This literature typically focusses on the effects of share ownership on the identification with and commitment of employees to their organisations. Long (1978a), for example, argued that share ownership increases organisational identification, which in turn has a positive impact upon firm performance. Rhodes and Steers (1981) comparative analysis of a worker-owned firm and a conventional firm in the plywood industry in the US reported higher commitment levels in the former. Furthermore, Pierce et al. (1991) and Pendleton et al. (1998) have drawn attention to the notion of psychological ownership, or feelings of ownership which, if present, can be expected to lead to higher commitment.

Not all of the evidence, however, has been so supportive. Gamble et al. (2002) found lower levels of commitment amongst employee shareholders, whilst other studies have found small and insignificant differences between share plan participants and non-participants (Baddon et al., 1989). Sengupta et al. (2007) found little evidence of a relationship between employee share schemes and organisational commitment. Some studies have suggested that schemes need to generate financial returns to employees (French and Rosenstein, 1984; Buchko, 1992) or provide employees with a role in decision making (Dube and Freeman, 2010; Kruse et al., 2012; Sengupta, 2008) to be effective. Others argued that these schemes should co-exist with high performance work practices (employee involvement, job security and training) to be effective (Kruse et al., 2010; Kurtulus and Kruse, 2017; Pendleton and Robinson, 2010).

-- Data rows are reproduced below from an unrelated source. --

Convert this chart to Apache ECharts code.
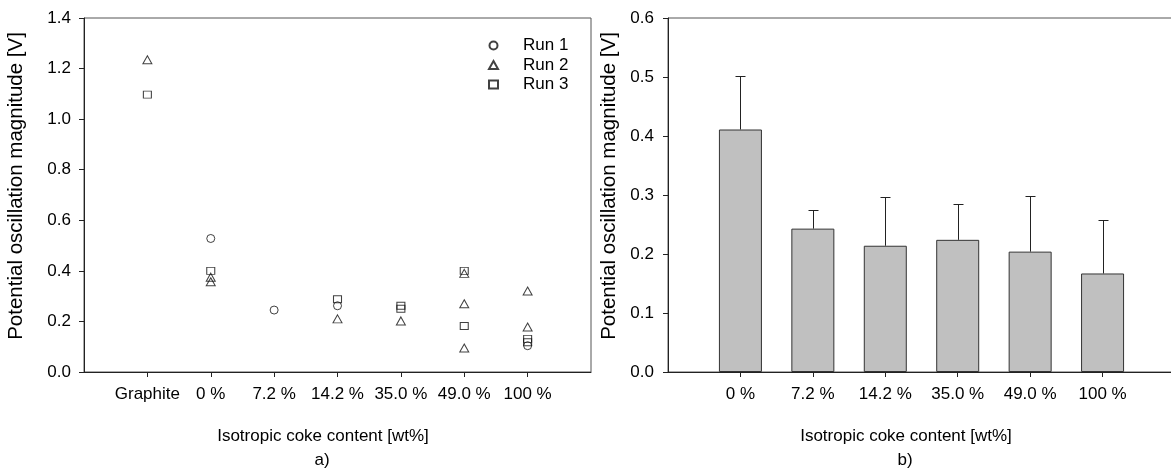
<!DOCTYPE html>
<html><head><meta charset="utf-8">
<script src="https://cdn.jsdelivr.net/npm/echarts@6/dist/echarts.min.js"></script>
<style>html,body{margin:0;padding:0;background:#fff}#c{width:1171px;height:475px}</style>
</head><body><div id="c"></div>
<script>
// ---- data (panel a) ----
const catsA = ['', 'Graphite', '0 %', '7.2 %', '14.2 %', '35.0 %', '49.0 %', '100 %', ''];
const run1 = [['0 %', 0.528], ['7.2 %', 0.245], ['14.2 %', 0.262], ['100 %', 0.104]];
const run2 = [['Graphite', 1.235], ['0 %', 0.375], ['0 %', 0.357], ['14.2 %', 0.21], ['35.0 %', 0.202],
              ['49.0 %', 0.39], ['49.0 %', 0.27], ['49.0 %', 0.095], ['100 %', 0.32], ['100 %', 0.178]];
const run3 = [['Graphite', 1.097], ['0 %', 0.40], ['14.2 %', 0.288], ['35.0 %', 0.262], ['35.0 %', 0.25],
              ['49.0 %', 0.40], ['49.0 %', 0.182], ['100 %', 0.131], ['100 %', 0.118]];
const yTicksA = [0, 1.4, 0.2];
// ---- data (panel b) ----
const catsB = ['', '0 %', '7.2 %', '14.2 %', '35.0 %', '49.0 %', '100 %', ''];
const barLabels = ['0 %', '7.2 %', '14.2 %', '35.0 %', '49.0 %', '100 %'];
const barMeans = [0.411, 0.243, 0.214, 0.224, 0.204, 0.167];
const barErrs = [0.090, 0.031, 0.082, 0.060, 0.095, 0.090];
const yTicksB = [0, 0.6, 0.1];
const axisTitle = 'Isotropic coke content [wt%]';
const yTitle = 'Potential oscillation magnitude [V]';

const FONT = "'Liberation Sans', Arial, sans-serif";
const txt = {color: '#000', fontFamily: FONT, fontSize: 17};
const toPts = arr => arr.map(d => [catsA.indexOf(d[0]), d[1]]);
const mk = {color: 'rgba(0,0,0,0)', borderColor: '#111', borderWidth: 1};

const chart = echarts.init(document.getElementById('c'), null, {renderer: 'canvas'});
const xAxisCommon = {
  type: 'category', boundaryGap: false,
  axisLine: {lineStyle: {color: '#222', width: 1}},
  axisTick: {length: 5, lineStyle: {color: '#222'}, interval: (i, v) => v !== ''},
  axisLabel: Object.assign({margin: 14, interval: 0}, txt),
  splitLine: {show: false}
};
const yAxisCommon = {
  type: 'value',
  axisLine: {show: true, lineStyle: {color: '#222', width: 1}},
  axisTick: {show: true, length: 5, lineStyle: {color: '#222'}},
  axisLabel: Object.assign({formatter: v => v.toFixed(1)}, txt),
  splitLine: {show: false},
  nameLocation: 'middle', nameRotate: 90,
  nameTextStyle: Object.assign({}, txt, {fontSize: 20.5, padding: [0, 0, 0, 18]})
};
chart.setOption({
  animation: false,
  backgroundColor: '#fff',
  grid: [
    {left: 84, top: 18, width: 507, height: 354, show: true, borderColor: '#555', borderWidth: 1, containLabel: false, outerBoundsMode: 'none'},
    {left: 668, top: 18, width: 507, height: 354, show: true, borderColor: '#555', borderWidth: 1, containLabel: false, outerBoundsMode: 'none'}
  ],
  xAxis: [
    Object.assign({}, xAxisCommon, {gridIndex: 0, data: catsA}),
    Object.assign({}, xAxisCommon, {gridIndex: 1, data: catsB})
  ],
  yAxis: [
    Object.assign({}, yAxisCommon, {gridIndex: 0, min: yTicksA[0], max: yTicksA[1], interval: yTicksA[2], name: yTitle, nameGap: 57,
      axisLabel: Object.assign({}, yAxisCommon.axisLabel, {margin: 13})}),
    Object.assign({}, yAxisCommon, {gridIndex: 1, min: yTicksB[0], max: yTicksB[1], interval: yTicksB[2], name: yTitle, nameGap: 48,
      axisLabel: Object.assign({}, yAxisCommon.axisLabel, {margin: 14})})
  ],
  legend: {
    orient: 'vertical', left: 483, top: 32,
    itemWidth: 9, itemHeight: 8, itemGap: 2.5,
    textStyle: Object.assign({}, txt, {lineHeight: 17, padding: [0, 0, 0, 20]}),
    data: [{name: 'Run 1', icon: 'circle'}, {name: 'Run 2', icon: 'triangle'}, {name: 'Run 3', icon: 'rect'}]
  },
  series: [
    {name: 'Run 1', type: 'scatter', xAxisIndex: 0, yAxisIndex: 0, symbol: 'circle', symbolSize: [8, 8], itemStyle: mk, data: toPts(run1)},
    {name: 'Run 2', type: 'scatter', xAxisIndex: 0, yAxisIndex: 0, symbol: 'triangle', symbolSize: [9, 8], itemStyle: mk, data: toPts(run2)},
    {name: 'Run 3', type: 'scatter', xAxisIndex: 0, yAxisIndex: 0, symbol: 'rect', symbolSize: [8, 7], itemStyle: mk, data: toPts(run3)},
    {name: 'mean', type: 'bar', xAxisIndex: 1, yAxisIndex: 1, barWidth: 43,
      itemStyle: {color: '#c0c0c0', borderColor: '#333', borderWidth: 1},
      data: barMeans.map((v, i) => [catsB.indexOf(barLabels[i]), v])},
    {name: 'err', type: 'custom', xAxisIndex: 1, yAxisIndex: 1, z: 3,
      encode: {x: 0, y: [1, 2]},
      data: barMeans.map((v, i) => [catsB.indexOf(barLabels[i]), v, v + barErrs[i]]),
      renderItem: function (params, api) {
        const x = api.value(0);
        const lo = api.coord([x, api.value(1)]);
        const hi = api.coord([x, api.value(2)]);
        const cx = Math.round(lo[0]) + 0.5, ty = Math.round(hi[1]) + 0.5;
        return {type: 'group', children: [
          {type: 'line', shape: {x1: cx, y1: lo[1], x2: cx, y2: ty}, style: {stroke: '#222', lineWidth: 1}},
          {type: 'line', shape: {x1: cx - 5, y1: ty, x2: cx + 5, y2: ty}, style: {stroke: '#222', lineWidth: 1}}
        ]};
      }}
  ],
  graphic: [
    {type: 'text', x: 323, y: 436, style: {text: axisTitle, fill: '#000', font: "17px " + FONT, textAlign: 'center', textVerticalAlign: 'middle'}},
    {type: 'text', x: 322, y: 460, style: {text: 'a)', fill: '#000', font: "17px " + FONT, textAlign: 'center', textVerticalAlign: 'middle'}},
    {type: 'text', x: 906, y: 436, style: {text: axisTitle, fill: '#000', font: "17px " + FONT, textAlign: 'center', textVerticalAlign: 'middle'}},
    {type: 'text', x: 905, y: 460, style: {text: 'b)', fill: '#000', font: "17px " + FONT, textAlign: 'center', textVerticalAlign: 'middle'}}
  ]
});
</script></body></html>
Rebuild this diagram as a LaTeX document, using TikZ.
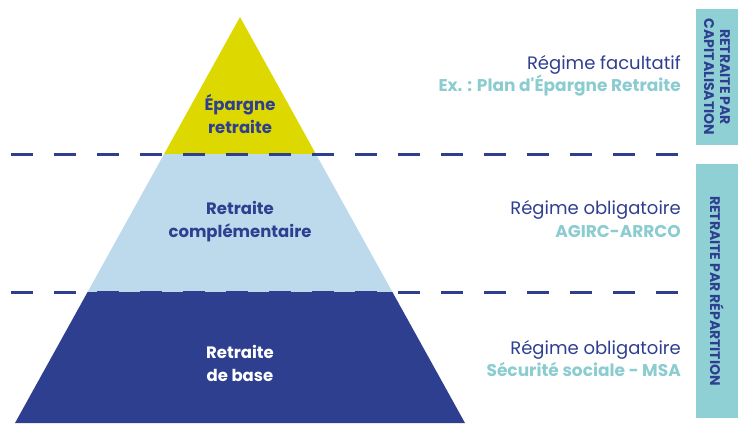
\documentclass[tikz,border=0pt]{standalone}
\usepackage{fontspec}
\setmainfont{Poppins}
\definecolor{jaune}{HTML}{DCD800}
\definecolor{bleuclair}{HTML}{BCDAEB}
\definecolor{bleufonce}{HTML}{2F3F90}
\definecolor{turquoise}{HTML}{8FD0D5}
\definecolor{turquoisetexte}{HTML}{8BCCD0}
\begin{document}
\begin{tikzpicture}[x=1pt,y=-1pt,
	etage/.style={font=\bfseries\fontsize{16.5}{23}\selectfont,align=center,text=bleufonce},
	regime/.style={anchor=mid east,inner sep=0pt,font=\fontsize{18}{20}\selectfont,text=bleufonce},
	exemple/.style={anchor=mid east,inner sep=0pt,font=\bfseries\fontsize{17}{20}\selectfont,text=turquoisetexte},
	bandeau/.style={fill=turquoise,rotate=-90,minimum height=42pt,inner sep=0pt,align=center,
		font=\bfseries\fontsize{14}{16}\selectfont,text=bleufonce},
	tirets/.style={bleufonce,line width=3pt,dash pattern=on 22pt off 21pt}]
	\useasboundingbox (0,0) rectangle (738,423);
	% sommets de la pyramide
	\coordinate (sommet) at (240,17);
	\coordinate (hg) at (164.1,154); \coordinate (hd) at (315.9,154);
	\coordinate (mg) at (87.6,292);  \coordinate (md) at (392.4,292);
	\coordinate (bg) at (15,423);    \coordinate (bd) at (465,423);
	\fill[jaune] (sommet) -- (hd) -- (hg) -- cycle;
	\fill[bleuclair] (hg) -- (hd) -- (md) -- (mg) -- cycle;
	\fill[bleufonce] (mg) -- (md) -- (bd) -- (bg) -- cycle;
	% séparations
	\coordinate (t1g) at (11,154); \coordinate (t1d) at (682,154);
	\coordinate (t2g) at (11,292); \coordinate (t2d) at (682,292);
	\draw[tirets] (t1g) -- (t1d);
	\draw[tirets] (t2g) -- (t2d);
	% étages
	\node[etage] (epargne) at (240,114) {Épargne\\retraite};
	\node[etage] (complementaire) at (240,222) {Retraite\\complémentaire};
	\node[etage,text=white] (base) at (240,363) {Retraite\\de base};
	% régimes
	\node[regime] (facultatif) at (681,67) {Régime facultatif};
	\node[exemple] (per) at (681,89) {Ex. : Plan d\textquotesingle Épargne Retraite};
	\node[regime] (obligatoire1) at (681,212) {Régime obligatoire};
	\node[exemple] (agirc) at (681,235) {AGIRC-ARRCO};
	\node[regime] (obligatoire2) at (681,352) {Régime obligatoire};
	\node[exemple] (msa) at (681,374) {Sécurité sociale - MSA};
	% bandeaux
	\node[bandeau,minimum width=136pt] (capitalisation) at (717,77) {RETRAITE PAR\\CAPITALISATION};
	\node[bandeau,minimum width=254pt] (repartition) at (717,291) {RETRAITE PAR RÉPARTITION};
\end{tikzpicture}
\end{document}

A more general problem with the literature on the posited attitudinal effects of ESO is that it is extremely difficult to demonstrate linkages with organisational performance, even where there is strong evidence of positive relationships between ESO and employee attitudes (Pendleton et al., 1998). The range and levels of data necessary to systematically and convincingly demonstrate linkages between ESO and performance via the mediating role of employee attitudes has not been readily available. The British WERS have the range of workplaces to do this, and an employee survey linked to the workplace survey. However, since the employee survey does not observe share ownership any attempt to link ESO directly to commitment has to be treated with great caution.

For this reason, much of the research on the effects of ESO that uses the WERS surveys focusses directly on relationships between ESO and performance outcomes, and of mediating and moderating factors related to other organisational practices, rather than on the attitudinal states that ESO may bring about. In terms of the direct relationship between ESO and performance, the predominant approach draws on principal-agent theory to emphasise the potential alignment of employee and company interests. Against this, ESO clearly has some limitations. The potential for a free-rider effect may limit performance effects whilst transferring risk may impose some costs on employers (risk premiums). Most of the evidence from studies directly evaluating the links between ESO and performance finds positive effects of ESO (Bryson and Freeman, 2010; Kaarsemaker et al., 2009; Kruse et al., 2012; Kalmi et al., 2006; Poutsma and Braam, 2012; Robinson and Wilson, 2006; Sesil and Lin, 2011; Sesil and Kroumova, 2007; Blasi et al., 2016). A recent meta-analysis of 102 studies, representing over 56,000 firms, found that employee ownership has a small but positive and statistically significant relation to firm performance (O’Boyle et al., 2016). Focussing more narrowly on the WERS studies in the UK, conducted periodically since 1980, a series of studies have shown positive relationships between the use of ESO plans and workplace productivity and performance over the years (Gregg and Machin, 1988; Fernie and Metcalf, 1995; Pendleton, 1997; Heywood et al., 1997; McNabb and Whitfield, 1998; Addison and Belfield, 2000; Robinson and Zhang, 2005; Sengupta, 2008).

Based on these previous findings, coupled with the theoretical basis for predicting positive outcomes of ESO schemes, we propose:

H1.

Workplaces with ESO schemes will exhibit higher levels of performance than those without.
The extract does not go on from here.